### EXERCISE INSTRUCTIONS
Please write out the material below exactly as given.

### GIVEN MATERIAL
— start —
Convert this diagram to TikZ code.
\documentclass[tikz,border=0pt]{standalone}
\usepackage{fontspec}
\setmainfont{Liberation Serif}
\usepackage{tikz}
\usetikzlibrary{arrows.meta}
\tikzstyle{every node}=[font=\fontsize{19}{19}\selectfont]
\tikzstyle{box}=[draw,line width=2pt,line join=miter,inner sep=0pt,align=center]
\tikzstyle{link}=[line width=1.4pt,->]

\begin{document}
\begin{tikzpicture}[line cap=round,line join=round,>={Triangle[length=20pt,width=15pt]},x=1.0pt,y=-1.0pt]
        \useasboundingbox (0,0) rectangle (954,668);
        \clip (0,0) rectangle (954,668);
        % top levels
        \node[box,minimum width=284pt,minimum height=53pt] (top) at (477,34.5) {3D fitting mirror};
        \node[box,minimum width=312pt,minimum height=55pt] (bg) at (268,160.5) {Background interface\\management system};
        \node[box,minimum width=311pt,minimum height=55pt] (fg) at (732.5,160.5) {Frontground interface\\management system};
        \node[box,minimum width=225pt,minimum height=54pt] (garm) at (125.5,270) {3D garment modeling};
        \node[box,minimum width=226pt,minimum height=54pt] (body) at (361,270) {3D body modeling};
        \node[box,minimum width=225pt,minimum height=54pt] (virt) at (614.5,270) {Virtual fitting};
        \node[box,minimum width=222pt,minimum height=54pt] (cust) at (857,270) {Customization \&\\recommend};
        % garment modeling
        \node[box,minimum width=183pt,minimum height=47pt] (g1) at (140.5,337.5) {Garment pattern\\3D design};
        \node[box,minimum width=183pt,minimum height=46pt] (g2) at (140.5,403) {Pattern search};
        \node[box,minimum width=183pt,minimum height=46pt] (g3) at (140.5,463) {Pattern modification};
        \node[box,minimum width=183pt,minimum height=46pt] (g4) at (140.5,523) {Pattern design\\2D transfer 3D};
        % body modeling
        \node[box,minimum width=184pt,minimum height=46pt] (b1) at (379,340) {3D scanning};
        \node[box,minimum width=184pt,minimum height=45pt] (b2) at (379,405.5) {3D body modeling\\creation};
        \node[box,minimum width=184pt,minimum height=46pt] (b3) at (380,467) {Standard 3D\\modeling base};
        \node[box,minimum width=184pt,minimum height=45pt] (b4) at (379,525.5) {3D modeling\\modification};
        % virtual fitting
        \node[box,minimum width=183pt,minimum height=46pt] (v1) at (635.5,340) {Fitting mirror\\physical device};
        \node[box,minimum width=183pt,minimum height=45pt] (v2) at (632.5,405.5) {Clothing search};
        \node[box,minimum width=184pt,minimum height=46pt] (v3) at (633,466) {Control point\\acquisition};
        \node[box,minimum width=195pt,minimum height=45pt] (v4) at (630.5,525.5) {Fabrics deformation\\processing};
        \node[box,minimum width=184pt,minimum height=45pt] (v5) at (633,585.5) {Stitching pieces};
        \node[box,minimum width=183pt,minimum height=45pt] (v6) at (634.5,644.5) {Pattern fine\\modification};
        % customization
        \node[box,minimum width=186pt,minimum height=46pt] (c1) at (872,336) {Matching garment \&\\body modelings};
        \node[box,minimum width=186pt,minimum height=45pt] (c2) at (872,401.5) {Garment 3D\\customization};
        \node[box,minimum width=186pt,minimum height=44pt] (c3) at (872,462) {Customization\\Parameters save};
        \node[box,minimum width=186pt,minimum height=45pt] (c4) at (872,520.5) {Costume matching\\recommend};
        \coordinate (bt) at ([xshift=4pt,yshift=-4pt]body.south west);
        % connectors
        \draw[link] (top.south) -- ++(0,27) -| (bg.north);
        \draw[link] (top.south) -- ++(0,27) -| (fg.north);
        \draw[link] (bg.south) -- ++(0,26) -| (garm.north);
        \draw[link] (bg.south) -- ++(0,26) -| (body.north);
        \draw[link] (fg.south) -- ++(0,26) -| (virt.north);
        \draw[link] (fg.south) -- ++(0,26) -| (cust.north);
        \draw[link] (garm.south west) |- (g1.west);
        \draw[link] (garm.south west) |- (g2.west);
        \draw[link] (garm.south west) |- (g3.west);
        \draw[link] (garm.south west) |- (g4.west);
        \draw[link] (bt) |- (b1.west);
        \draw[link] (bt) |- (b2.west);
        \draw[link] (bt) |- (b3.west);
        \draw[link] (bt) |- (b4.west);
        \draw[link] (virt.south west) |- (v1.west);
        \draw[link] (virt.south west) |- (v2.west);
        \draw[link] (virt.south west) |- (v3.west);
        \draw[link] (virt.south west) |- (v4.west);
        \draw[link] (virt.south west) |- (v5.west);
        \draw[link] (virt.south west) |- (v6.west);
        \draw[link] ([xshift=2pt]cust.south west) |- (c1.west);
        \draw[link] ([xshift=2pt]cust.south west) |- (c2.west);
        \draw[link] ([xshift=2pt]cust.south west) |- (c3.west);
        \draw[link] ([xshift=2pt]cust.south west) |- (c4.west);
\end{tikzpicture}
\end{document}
— end —
### CORRECT OUTPUT
Convert this diagram to TikZ code.
\documentclass[tikz,border=0pt]{standalone}
\usepackage{fontspec}
\setmainfont{Liberation Serif}
\usepackage{tikz}
\usetikzlibrary{arrows.meta}
\tikzstyle{every node}=[font=\fontsize{19}{19}\selectfont]
\tikzstyle{box}=[draw,line width=2pt,line join=miter,inner sep=0pt,align=center]
\tikzstyle{link}=[line width=1.4pt,->]

\begin{document}
\begin{tikzpicture}[line cap=round,line join=round,>={Triangle[length=20pt,width=15pt]},x=1.0pt,y=-1.0pt]
        \useasboundingbox (0,0) rectangle (954,668);
        \clip (0,0) rectangle (954,668);
        % top levels
        \node[box,minimum width=284pt,minimum height=53pt] (top) at (477,34.5) {3D fitting mirror};
        \node[box,minimum width=312pt,minimum height=55pt] (bg) at (268,160.5) {Background interface\\management system};
        \node[box,minimum width=311pt,minimum height=55pt] (fg) at (732.5,160.5) {Frontground interface\\management system};
        \node[box,minimum width=225pt,minimum height=54pt] (garm) at (125.5,270) {3D garment modeling};
        \node[box,minimum width=226pt,minimum height=54pt] (body) at (361,270) {3D body modeling};
        \node[box,minimum width=225pt,minimum height=54pt] (virt) at (614.5,270) {Virtual fitting};
        \node[box,minimum width=222pt,minimum height=54pt] (cust) at (857,270) {Customization \&\\recommend};
        % garment modeling
        \node[box,minimum width=183pt,minimum height=47pt] (g1) at (140.5,337.5) {Garment pattern\\3D design};
        \node[box,minimum width=183pt,minimum height=46pt] (g2) at (140.5,403) {Pattern search};
        \node[box,minimum width=183pt,minimum height=46pt] (g3) at (140.5,463) {Pattern modification};
        \node[box,minimum width=183pt,minimum height=46pt] (g4) at (140.5,523) {Pattern design\\2D transfer 3D};
        % body modeling
        \node[box,minimum width=184pt,minimum height=46pt] (b1) at (379,340) {3D scanning};
        \node[box,minimum width=184pt,minimum height=45pt] (b2) at (379,405.5) {3D body modeling\\creation};
        \node[box,minimum width=184pt,minimum height=46pt] (b3) at (380,467) {Standard 3D\\modeling base};
        \node[box,minimum width=184pt,minimum height=45pt] (b4) at (379,525.5) {3D modeling\\modification};
        % virtual fitting
        \node[box,minimum width=183pt,minimum height=46pt] (v1) at (635.5,340) {Fitting mirror\\physical device};
        \node[box,minimum width=183pt,minimum height=45pt] (v2) at (632.5,405.5) {Clothing search};
        \node[box,minimum width=184pt,minimum height=46pt] (v3) at (633,466) {Control point\\acquisition};
        \node[box,minimum width=195pt,minimum height=45pt] (v4) at (630.5,525.5) {Fabrics deformation\\processing};
        \node[box,minimum width=184pt,minimum height=45pt] (v5) at (633,585.5) {Stitching pieces};
        \node[box,minimum width=183pt,minimum height=45pt] (v6) at (634.5,644.5) {Pattern fine\\modification};
        % customization
        \node[box,minimum width=186pt,minimum height=46pt] (c1) at (872,336) {Matching garment \&\\body modelings};
        \node[box,minimum width=186pt,minimum height=45pt] (c2) at (872,401.5) {Garment 3D\\customization};
        \node[box,minimum width=186pt,minimum height=44pt] (c3) at (872,462) {Customization\\Parameters save};
        \node[box,minimum width=186pt,minimum height=45pt] (c4) at (872,520.5) {Costume matching\\recommend};
        \coordinate (bt) at ([xshift=4pt,yshift=-4pt]body.south west);
        % connectors
        \draw[link] (top.south) -- ++(0,27) -| (bg.north);
        \draw[link] (top.south) -- ++(0,27) -| (fg.north);
        \draw[link] (bg.south) -- ++(0,26) -| (garm.north);
        \draw[link] (bg.south) -- ++(0,26) -| (body.north);
        \draw[link] (fg.south) -- ++(0,26) -| (virt.north);
        \draw[link] (fg.south) -- ++(0,26) -| (cust.north);
        \draw[link] (garm.south west) |- (g1.west);
        \draw[link] (garm.south west) |- (g2.west);
        \draw[link] (garm.south west) |- (g3.west);
        \draw[link] (garm.south west) |- (g4.west);
        \draw[link] (bt) |- (b1.west);
        \draw[link] (bt) |- (b2.west);
        \draw[link] (bt) |- (b3.west);
        \draw[link] (bt) |- (b4.west);
        \draw[link] (virt.south west) |- (v1.west);
        \draw[link] (virt.south west) |- (v2.west);
        \draw[link] (virt.south west) |- (v3.west);
        \draw[link] (virt.south west) |- (v4.west);
        \draw[link] (virt.south west) |- (v5.west);
        \draw[link] (virt.south west) |- (v6.west);
        \draw[link] ([xshift=2pt]cust.south west) |- (c1.west);
        \draw[link] ([xshift=2pt]cust.south west) |- (c2.west);
        \draw[link] ([xshift=2pt]cust.south west) |- (c3.west);
        \draw[link] ([xshift=2pt]cust.south west) |- (c4.west);
\end{tikzpicture}
\end{document}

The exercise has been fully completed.